# [YOUR TASK]
Track down each line that has the word "seaborn" and copy it.

▼▼▼

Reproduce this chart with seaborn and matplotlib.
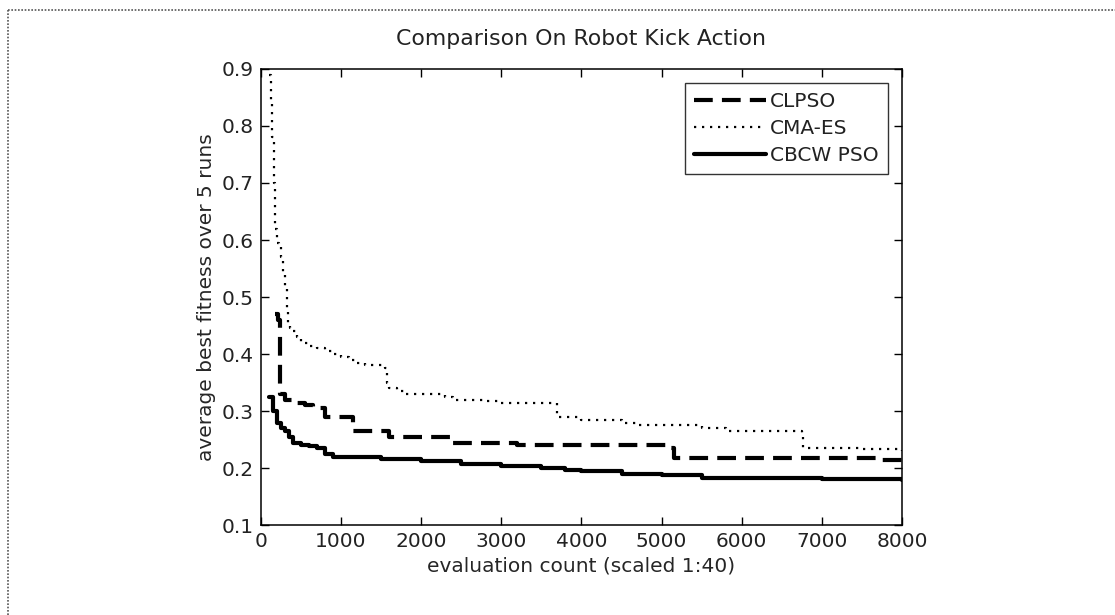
import matplotlib
matplotlib.use("Agg")
import matplotlib.pyplot as plt
from matplotlib.lines import Line2D
import seaborn as sns
import pandas as pd

# Evaluation counts (scaled 1:40) and average best fitness over 5 runs
clpso_x = [170, 210, 240, 300, 400, 550, 650, 800, 1100, 1150, 1600, 2400, 3200, 5100, 5150, 7600, 7700, 8000]
clpso_y = [0.47, 0.46, 0.33, 0.32, 0.315, 0.31, 0.305, 0.29, 0.29, 0.265, 0.255, 0.245, 0.24, 0.236, 0.218, 0.218, 0.214, 0.214]

cma_x = [100, 120, 140, 160, 180, 200, 230, 250, 280, 300, 320, 340, 360, 400, 450, 500, 600, 700,
         800, 900, 1000, 1100, 1200, 1300, 1550, 1570, 1600, 1700, 1800, 2300, 2400, 2800, 3000,
         3650, 3700, 4000, 4500, 4700, 5500, 5800, 6750, 6760, 7500, 8000]
cma_y = [0.89, 0.84, 0.78, 0.70, 0.62, 0.595, 0.59, 0.57, 0.54, 0.52, 0.48, 0.45, 0.445, 0.44, 0.43,
         0.42, 0.415, 0.41, 0.405, 0.40, 0.395, 0.39, 0.385, 0.38, 0.375, 0.35, 0.34, 0.335, 0.33,
         0.325, 0.32, 0.317, 0.315, 0.315, 0.29, 0.285, 0.28, 0.275, 0.27, 0.265, 0.262, 0.235,
         0.233, 0.23]

cbcw_x = [100, 150, 200, 250, 300, 350, 400, 500, 600, 700, 800, 900, 1200, 1500, 2000, 2500, 3000,
          3500, 3800, 4000, 4500, 5000, 5500, 6000, 7000, 8000]
cbcw_y = [0.325, 0.30, 0.28, 0.27, 0.265, 0.255, 0.245, 0.24, 0.238, 0.235, 0.225, 0.22, 0.219,
          0.216, 0.213, 0.208, 0.203, 0.20, 0.197, 0.195, 0.19, 0.188, 0.183, 0.182, 0.181, 0.18]

x_ticks = [0, 1000, 2000, 3000, 4000, 5000, 6000, 7000, 8000]
y_ticks = [0.1, 0.2, 0.3, 0.4, 0.5, 0.6, 0.7, 0.8, 0.9]

sns.set_style("ticks")
plt.rcParams["font.family"] = ["DejaVu Sans"]
plt.rcParams["text.color"] = "#222222"

fig = plt.figure(figsize=(11.15, 6.15), dpi=100)
ax = fig.add_axes([0.234, 0.146, 0.575, 0.742])

series = [
    ("CLPSO", clpso_x, clpso_y, dict(linestyle=(0, (4.5, 2.2)), linewidth=3.0)),
    ("CMA-ES", cma_x, cma_y, dict(linestyle=(0, (1, 2.6)), linewidth=1.6)),
    ("CBCW PSO", cbcw_x, cbcw_y, dict(linestyle="-", linewidth=3.0)),
]
for name, xs, ys, st in series:
    df = pd.DataFrame({"count": xs, "fitness": ys})
    sns.lineplot(data=df, x="count", y="fitness", ax=ax, color="black",
                 drawstyle="steps-post", label=name, **st)

FS = 14.5
ax.set_xlim(0, 8000)
ax.set_ylim(0.1, 0.9)
ax.set_xticks(x_ticks)
ax.set_yticks(y_ticks)
ax.set_xticklabels([str(v) for v in x_ticks])
ax.set_yticklabels([f"{v:.1f}" for v in y_ticks])
ax.tick_params(direction="in", length=6, width=1, top=True, right=True,
               labelsize=FS, color="black", labelcolor="#222222", pad=5)
for sp in ax.spines.values():
    sp.set_visible(True)
    sp.set_color("black")
    sp.set_linewidth(1.1)

ax.set_title("Comparison On Robot Kick Action", fontsize=15.8, pad=17)
ax.set_xlabel("evaluation count (scaled 1:40)", fontsize=FS, labelpad=4)
ax.set_ylabel("average best fitness over 5 runs", fontsize=FS, labelpad=4)

leg = ax.legend(loc="upper right", fontsize=FS, frameon=True, fancybox=False,
                handlelength=3.6, handletextpad=0.2, borderpad=0.45,
                labelspacing=0.4, borderaxespad=0.7)
leg.get_frame().set_edgecolor("black")
leg.get_frame().set_linewidth(1.0)
for t in leg.get_texts():
    t.set_color("#222222")

# dotted frame along the top and left of the figure
fig.add_artist(Line2D([0.007, 1.0], [0.984, 0.984], transform=fig.transFigure,
                      color="#555555", linestyle=(0, (1, 1)), linewidth=1.2))
fig.add_artist(Line2D([0.007, 0.007], [0.0, 0.984], transform=fig.transFigure,
                      color="#555555", linestyle=(0, (1, 1)), linewidth=1.2))

fig.savefig("out.png", dpi=100)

▲▲▲

# [WORKED ANSWER]
Reproduce this chart with seaborn and matplotlib.
import seaborn as sns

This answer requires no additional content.